Comme l’a décrit Pierre Robert dans son article : « La vision de l’autorité et de l’obéissance aux règles ne saurait être dissociée de la notion de parties prenantes. La subsidiarité impose ainsi la prise en compte des compétences des parties prenantes dans tout processus de décision ». « La hiérarchie et le pouvoir sont insuffisants, la décision ne sera acceptée que lorsque l’ensemble des avis aura été sollicité » la légitimité du décisionnaire repose sur sa capacité à embrasser l’ensemble des opinions. Ce n’est pas ce que Bruno Laffont, choisis pour porter la fusion en qualité de PDG, a compris. Dans la culture française, le consensus proche du compromis n’est pas la meilleure solution. Le décisionnaire doit répondre à la quête de la vérité – lire excellence, et celle-ci ne peut pas être le fruit d’un compromis « mou ». Très vite ainsi Bruno Laffont est écarté de son poste, comme le décrivait la presse suisse, à cause de ses comportements monarchiques ou il se trouverait le seul maître à bord.
On oublie souvent que derrière les organisations se cachent des postulats beaucoup plus profonds faisant appel à nos croyances, à notre conviction que le modèle de bien vivre ensemble repose sur quelques éléments non négociables.

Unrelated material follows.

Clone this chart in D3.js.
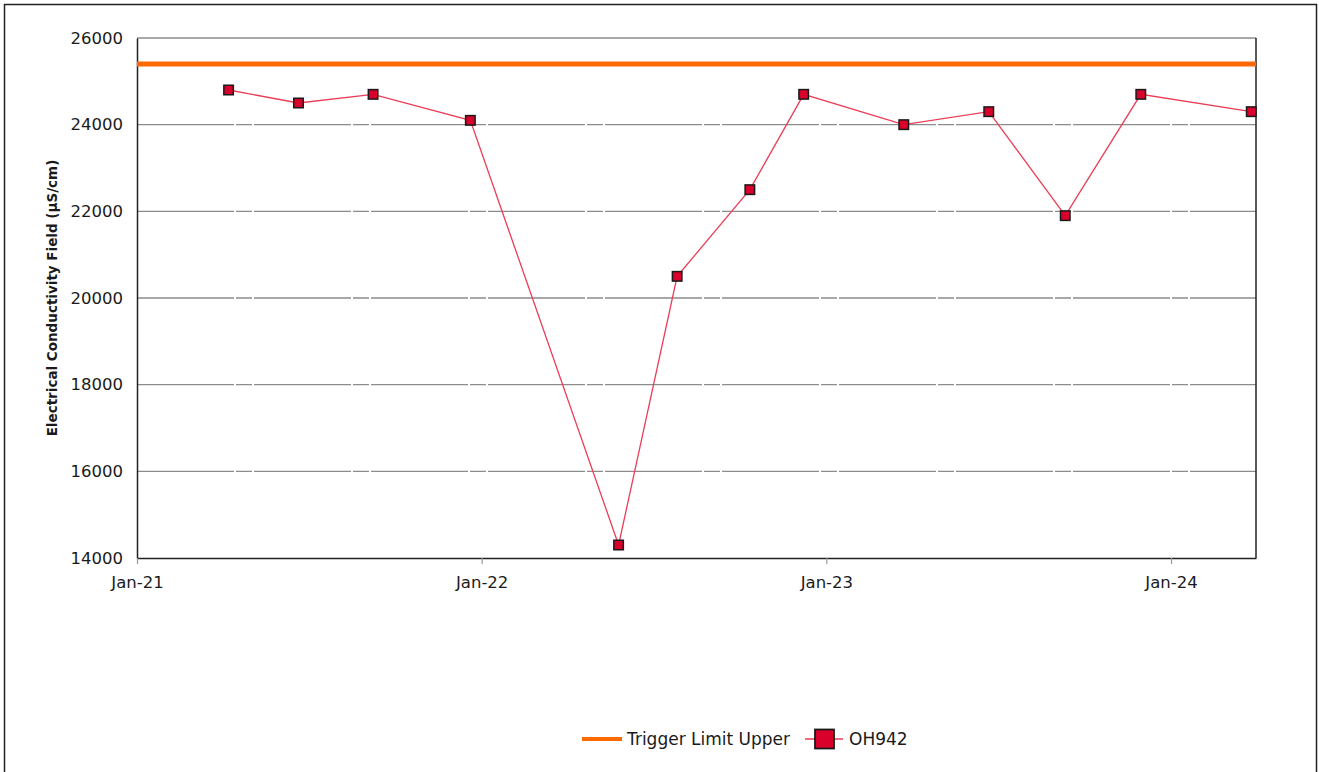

Ces différences ressortent notamment très fortement à l’occasion des fusions, alliances, acquisitions. Le facteur culturel devient ainsi prépondérant dans la réussite ou l’échec de la coopération internationale. « Culture eats strategy for breakfast » disait Peter Drucker et sa non-prise en compte peut coûter très cher. La bonne gouvernance reposerait ainsi sur une prise en compte de modèles mentaux en œuvre et leur traduction dans un modus operandi négocié et acceptable par les parties prenantes.